== DIRECTIVE ==
Begin at the first line of the data and copy each line through the one containing "from bokeh.core.properties import value", that line included, with no pictures.

start

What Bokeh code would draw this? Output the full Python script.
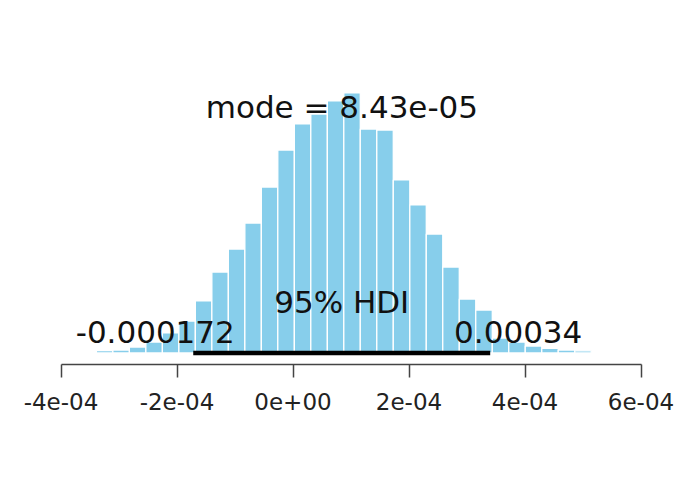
from bokeh.plotting import figure
from bokeh.models import Range1d, FixedTicker
from bokeh.embed import file_html
from bokeh.resources import INLINE
from bokeh.core.properties import value

# ---- data ----
bin_edges = [-3.390e-4, -3.106e-4, -2.821e-4, -2.537e-4, -2.252e-4, -1.968e-4,
             -1.684e-4, -1.399e-4, -1.115e-4, -0.830e-4, -0.546e-4, -0.262e-4,
             0.023e-4, 0.307e-4, 0.592e-4, 0.876e-4, 1.160e-4, 1.445e-4,
             1.729e-4, 2.014e-4, 2.298e-4, 2.582e-4, 2.867e-4, 3.151e-4,
             3.436e-4, 3.720e-4, 4.004e-4, 4.289e-4, 4.573e-4, 4.858e-4, 5.142e-4]
density = [30, 36, 73, 133, 243, 388, 631, 982, 1261, 1576, 2013, 2461, 2777,
           2898, 3056, 3153, 2716, 2704, 2098, 1795, 1443, 1043, 655, 521, 182,
           133, 85, 55, 36, 26]
hdi_low = -0.000172
hdi_high = 0.00034
hdi_low_label = "-0.000172"
hdi_high_label = "0.00034"
hdi_label = "95% HDI"
mode_val = 8.43e-05
mode_label = "mode = 8.43e-05"
tick_values = [-4e-4, -2e-4, 0.0, 2e-4, 4e-4, 6e-4]
tick_labels = ["-4e-04", "-2e-04", "0e+00", "2e-04", "4e-04", "6e-04"]

# ---- layout ----
W, H = 679, 478
frame_h = 364
BOTTOM = H - frame_h
px_per_unit_x = 116.0 / 2e-4
zero_px = 292.5
dens_per_px = 12.125
base_from_bottom = 11.5
shift = -12   # text baseline correction (px)

x0 = -zero_px / px_per_unit_x
x1 = (W - zero_px) / px_per_unit_x
y0 = -base_from_bottom * dens_per_px
y1 = (frame_h - base_from_bottom) * dens_per_px

p = figure(width=W, height=H, output_backend="svg", toolbar_location=None,
           x_range=Range1d(x0, x1), y_range=Range1d(y0, y1),
           y_axis_location=None, min_border_left=0, min_border_right=0,
           min_border_top=0, min_border_bottom=BOTTOM)
p.outline_line_color = None
p.xgrid.visible = False
p.ygrid.visible = False
p.background_fill_color = "white"
p.border_fill_color = "white"

p.quad(left=bin_edges[:-1], right=bin_edges[1:], top=density, bottom=0,
       fill_color="#87CEEB", line_color="white", line_width=1.3)

p.line(x=[hdi_low, hdi_high], y=[0, 0], line_color="black", line_width=4.5)

font = value("DejaVu Sans")
big = "31px"
p.text(x=[mode_val], y=[0.9 * max(density)], text=[mode_label],
       text_font=font, text_font_size=big, text_align="center",
       text_baseline="alphabetic", y_offset=shift, text_color="#111111")
p.text(x=[(hdi_low + hdi_high) / 2], y=[0], text=[hdi_label],
       text_font=font, text_font_size=big, text_align="center",
       text_baseline="alphabetic", y_offset=-39.5 + shift, text_color="#111111")
p.text(x=[hdi_low], y=[0], text=[hdi_low_label],
       text_font=font, text_font_size=big, text_align="center",
       text_baseline="alphabetic", x_offset=-38, y_offset=-9.5 + shift,
       text_color="#111111")
p.text(x=[hdi_high], y=[0], text=[hdi_high_label],
       text_font=font, text_font_size=big, text_align="center",
       text_baseline="alphabetic", x_offset=28, y_offset=-9.5 + shift,
       text_color="#111111")

ax = p.xaxis[0]
ax.bounds = (tick_values[0], tick_values[-1])
ax.ticker = FixedTicker(ticks=tick_values)
ax.major_label_overrides = dict(zip(tick_values, tick_labels))
ax.minor_tick_line_color = None
ax.major_tick_in = 0
ax.major_tick_out = 13
ax.axis_line_color = "#444444"
ax.axis_line_width = 1.5
ax.major_tick_line_color = "#444444"
ax.major_tick_line_width = 1.5
ax.major_label_standoff = 15
ax.major_label_text_font = "DejaVu Sans"
ax.major_label_text_font_size = "23px"
ax.major_label_text_color = "#222222"

open("out.html", "w").write(file_html(p, INLINE))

end

== WRITTEN RESPONSE ==
What Bokeh code would draw this? Output the full Python script.
from bokeh.plotting import figure
from bokeh.models import Range1d, FixedTicker
from bokeh.embed import file_html
from bokeh.resources import INLINE
from bokeh.core.properties import value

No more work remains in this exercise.